Com os dois filmes, a baiana cantou diante das mazelas de sua nação, foi às entranhas e tirou delas certa beleza, como poucas vozes conseguem fazer. E isso mesmo que "Não Identificado" já estivesse lá, existindo antes de qualquer roteiro.
A notória influência para uma revolução feminista e sexual também pôs sua discografia no caminho de tramas que se debruçaram sobre os temas. "Que Pena" embalou os delírios eróticos da jovem ninfomaníaca de "A Mulher de Todos", de Rogério Sganzerla, enquanto "London, London" acompanhou as explorações sexuais do quarteto de "Uma Mulher para Sábado", de Maurício Rittner.
Engrossam a lista "Sua Estupidez", na trilha de "Eu Transo, Ela Transa", de Pedro Camargo, "Love, Try and Die", em "As Delícias da Vida", de Rittner novamente, "Mil Perdões", em "Perdoa-me por Me Traíres", de Braz Chediak, e "Sol Negro", no drama erótico americano "Orquídea Selvagem", estrelado por Mickey Rourke.
Mas foi mesmo com Jorge Amado que Gal Costa brilhou nas telas. Na adaptação de Nelson Pereira dos Santos para "Jubiabá", ela cantou "Lindinalva". E, com Sonia Braga, aumentou a voltagem sexual das personagens-título de "Tieta do Agreste" e "Gabriela", nos filmes dirigidos por Cacá Diegues e Bruno Barreto, respectivamente, e também na novela da Globo sobre a última personagem.

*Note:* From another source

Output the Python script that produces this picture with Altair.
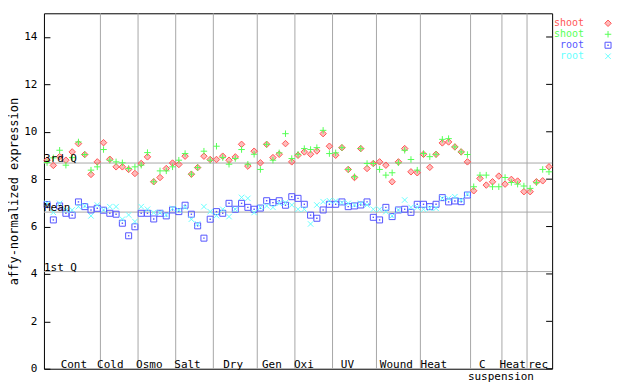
import altair as alt
import pandas as pd

# ---- data ----
shoot_red = [8.80, 8.58, 8.95, 8.80, 9.15, 9.50, 9.04, 8.20, 8.73,
             9.54, 8.84, 8.52, 8.52, 8.41, 8.24,
             8.66, 8.94, 7.89, 8.07, 8.45, 8.68,
             8.62, 8.97, 8.21, 8.49, 8.97, 8.83,
             8.83, 8.97, 8.80, 8.94, 9.47, 8.55, 9.18,
             8.69, 9.47, 8.91, 9.05, 9.50, 8.73,
             9.01, 9.15, 9.05, 9.19, 9.92, 9.39,
             9.01, 9.33, 8.41, 8.07, 9.29, 8.45, 8.66,
             8.73, 8.59, 7.89, 8.73, 9.29, 8.31, 8.27,
             9.05, 8.50, 9.05, 9.53, 9.57, 9.36, 9.15, 8.73,
             7.51, 8.03, 7.75, 7.89, 8.13,
             7.79, 7.99, 7.92, 7.47,
             7.47, 7.89, 7.93, 8.52]
shoot_green = [8.70, 8.90, 9.22, 8.59, 8.91, 9.57, 9.04, 8.38, 8.52,
               9.25, 8.80, 8.73, 8.69, 8.45, 8.52,
               8.59, 9.12, 7.89, 8.35, 8.35, 8.52,
               8.80, 9.08, 8.21, 8.49, 9.18, 8.80,
               9.39, 8.91, 8.63, 8.87, 9.25, 8.63, 9.05,
               8.41, 9.47, 8.80, 9.11, 9.92, 8.87,
               9.05, 9.29, 9.25, 9.33, 10.06, 9.08,
               9.11, 9.33, 8.41, 8.10, 9.29, 8.66, 8.66,
               8.41, 8.17, 8.27, 8.69, 9.22, 8.83, 8.38,
               9.08, 8.95, 9.05, 9.68, 9.71, 9.36, 9.15, 9.04,
               7.68, 8.17, 8.17, 7.68, 7.68,
               8.07, 7.86, 7.79, 7.71,
               7.61, 7.85, 8.41, 8.31]
root_blue = [6.93, 6.28, 6.87, 6.56, 6.48, 7.04, 6.84, 6.70, 6.77,
             6.69, 6.56, 6.52, 6.14, 5.61, 5.99,
             6.56, 6.56, 6.32, 6.56, 6.45, 6.70,
             6.63, 6.90, 6.52, 6.03, 5.51, 6.31,
             6.63, 6.56, 6.98, 6.73, 6.98, 6.81, 6.73,
             6.78, 7.09, 7.01, 7.09, 6.90, 7.26,
             7.19, 6.94, 6.48, 6.35, 6.70, 6.94,
             6.94, 7.04, 6.84, 6.87, 6.91, 7.04, 6.39,
             6.28, 6.81, 6.42, 6.70, 6.73, 6.60, 6.94,
             6.94, 6.84, 6.94, 7.22, 7.04, 7.08, 7.05, 7.33]
root_cyan = [6.98, 6.60, 6.98, 6.70, 6.70, 6.84, 6.87, 6.45, 6.91,
             6.70, 6.84, 6.84, 6.31, 6.49, 6.21,
             6.84, 6.73, 6.59, 6.59, 6.49, 6.77,
             6.70, 6.81, 6.31, 6.11, 6.84, 6.63,
             6.46, 6.73, 6.42, 6.73, 7.23, 7.19, 6.59,
             6.81, 6.87, 6.81, 6.98, 7.01, 6.91,
             6.73, 6.73, 6.11, 6.91, 7.05, 7.09,
             7.08, 7.01, 6.98, 6.91, 6.98, 6.91, 6.73,
             6.73, 6.63, 6.45, 6.70, 7.12, 6.81, 6.81,
             6.73, 6.77, 6.77, 7.19, 7.19, 7.26, 7.12, 7.37]

cat_labels = ["Cont", "Cold", "Osmo", "Salt", "Dry", "Gen", "Oxi", "UV",
              "Wound", "Heat", "C", "Heat", "rec"]
cat_label_pos = [4.77, 10.58, 16.79, 22.88, 30.16, 36.33, 41.43, 48.38,
                 56.17, 62.14, 69.86, 74.7, 78.77]
sub_labels = ["suspension"]
sub_label_pos = [72.84]
boundaries = [9, 15, 21, 27, 34, 40, 46, 53, 60, 68, 73, 77]
level_names = ["3rd Q", "Mean", "1st Q"]
level_values = [8.68, 6.61, 4.10]
y_ticks = [0, 2, 4, 6, 8, 10, 12, 14]
n_samples = 81

legend_names = ["shoot", "shoot", "root", "root"]
colors = ["#ff5555", "#55ff55", "#5555ff", "#66ffff"]

FONT = "DejaVu Sans Mono"
GRID = "#a8a8a8"
W, H = 509, 356

xs = alt.Scale(domain=[0, n_samples], nice=False, zero=False)
ys = alt.Scale(domain=[0, 15], nice=False, zero=True)
y_axis = alt.Axis(values=y_ticks, title="affy-normalized expression",
                  domain=False, grid=False, ticks=True, tickSize=6,
                  tickColor="black", offset=-6, labelPadding=7,
                  labelFont=FONT, labelFontSize=11, labelColor="black",
                  titleFont=FONT, titleFontSize=12, titleFontWeight="normal",
                  titleColor="black", titlePadding=3)


def series_df(vals):
    return pd.DataFrame({"pos": [i + 0.5 for i in range(len(vals))], "value": vals})


def X(field="pos"):
    return alt.X(f"{field}:Q", scale=xs, axis=None)


def Y(field="value"):
    return alt.Y(f"{field}:Q", scale=ys, axis=y_axis)


# grid: vertical separators and quartile lines
sep = alt.Chart(pd.DataFrame({"b": boundaries})).mark_rule(
    color=GRID, strokeWidth=1).encode(x=X("b"))
lev_df = pd.DataFrame({"name": level_names, "level": level_values})
lev = alt.Chart(lev_df).mark_rule(color=GRID, strokeWidth=1).encode(y=Y("level"))

plus_path = "M-1,0H1M0,-1V1"
x_path = "M-1,-1L1,1M-1,1L1,-1"

red_pts = alt.Chart(series_df(shoot_red)).mark_point(
    shape="diamond", filled=False, color=colors[0], fill=colors[0], fillOpacity=0.4,
    size=42, strokeWidth=1, opacity=1).encode(x=X(), y=Y())
green_pts = alt.Chart(series_df(shoot_green)).mark_point(
    shape=plus_path, filled=False, color=colors[1], size=42, strokeWidth=1,
    opacity=1).encode(x=X(), y=Y())
blue_pts = alt.Chart(series_df(root_blue)).mark_point(
    shape="square", filled=False, color=colors[2], size=36, strokeWidth=1,
    opacity=1).encode(x=X(), y=Y())
blue_dot = alt.Chart(series_df(root_blue)).mark_point(
    shape="square", filled=True, color=colors[2], size=2, opacity=1).encode(x=X(), y=Y())
cyan_pts = alt.Chart(series_df(root_cyan)).mark_point(
    shape=x_path, filled=False, color=colors[3], size=30, strokeWidth=1,
    opacity=1).encode(x=X(), y=Y())

lev_text = alt.Chart(lev_df).mark_text(
    font=FONT, fontSize=11, color="black", align="left", baseline="alphabetic",
    dy=-1).encode(x=alt.value(0), y=Y("level"), text="name:N")

cat_text = alt.Chart(pd.DataFrame({"lab": cat_labels, "p": cat_label_pos})).mark_text(
    font=FONT, fontSize=11, color="black", align="center", baseline="alphabetic"
).encode(x=X("p"), y=alt.value(355), text="lab:N")
sub_text = alt.Chart(pd.DataFrame({"lab": sub_labels, "p": sub_label_pos})).mark_text(
    font=FONT, fontSize=11, color="black", align="center", baseline="alphabetic"
).encode(x=X("p"), y=alt.value(367), text="lab:N")

# right-hand inside ticks
rticks = alt.Chart(pd.DataFrame({"t": y_ticks})).mark_rule(color="black").encode(
    y=Y("t"), x=alt.value(W - 6), x2=alt.value(W))

# manual legend
leg_layers = []
leg_shapes = [("diamond", 42), (plus_path, 42), ("square", 36), (x_path, 30)]
leg_df = pd.DataFrame({"name": legend_names, "color": colors})
for k in range(4):
    row = leg_df.iloc[[k]]
    ly = 10 + k * 11
    leg_layers.append(alt.Chart(row).mark_text(
        font=FONT, fontSize=10, align="right", baseline="middle", color=colors[k]
    ).encode(x=alt.value(541), y=alt.value(ly), text="name:N"))
    shp, sz = leg_shapes[k]
    extra = {"fill": colors[k], "fillOpacity": 0.4} if k == 0 else {}
    leg_layers.append(alt.Chart(row).mark_point(
        shape=shp, filled=False, size=sz, strokeWidth=1, color=colors[k], opacity=1,
        **extra
    ).encode(x=alt.value(565), y=alt.value(ly)))
    if k == 2:
        leg_layers.append(alt.Chart(row).mark_point(
            shape="square", filled=True, size=2, color=colors[k], opacity=1
        ).encode(x=alt.value(565), y=alt.value(ly)))

chart = alt.layer(
    sep, lev, red_pts, green_pts, blue_pts, blue_dot, cyan_pts,
    lev_text, cat_text, sub_text, rticks, *leg_layers
).properties(
    width=W, height=H,
    autosize=alt.AutoSizeParams(type="none"),
    padding={"left": 36, "top": 5, "right": 80, "bottom": 14},
    background="white",
).configure_view(stroke="black", strokeWidth=1)

chart.save("out.html", embed_options={"renderer": "svg", "actions": False})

"Eu nasci assim, eu cresci assim/ E sou mesmo assim, vou ser sempre assim/ Gabriela/ Sempre Gabriela", cantava Gal na icônica abertura do folhetim de 1975, nos versos que se infiltraram na memória coletiva do brasileiro e foram repetidos na refilmagem de 2012, protagonizada por Juliana Paes.
Na televisão, sua presença em trilhas sonoras se deu quase que ano a ano. Alguns dos principais folhetins da teledramaturgia brasileira associaram personagens à sua voz, como "Dancin' Days", "Água Viva", "Mulheres de Areia", "Torre de Babel", "Porto dos Milagres", "Mulheres Apaixonadas", "Celebridade", "Senhora do Destino", "Paraíso Tropical" e, mais recentemente, "Os Dias Eram Assim" e "Amor de Mãe".
Em "Vale Tudo", foi escolhida para o tema de abertura, "Brasil". Nela, cantava a revolta reprimida durante os anos de ditadura que ainda não estavam distantes o suficiente -e que peitou ferozmente . "Brasil, mostra a tua cara", urgia diante das rápidas imagens que capturavam biomas, bichos, manifestações, festas, traumas, prédios.
Completa, em sua forma humana, Gal Costa deve fazer uma última aparição nas telas. Sophie Charlotte encarna a cantora na cinebiografia "Meu Nome É Gal", que Lô Politi e Dandara Ferreira já gravaram e que levarão aos cinemas no ano que vem.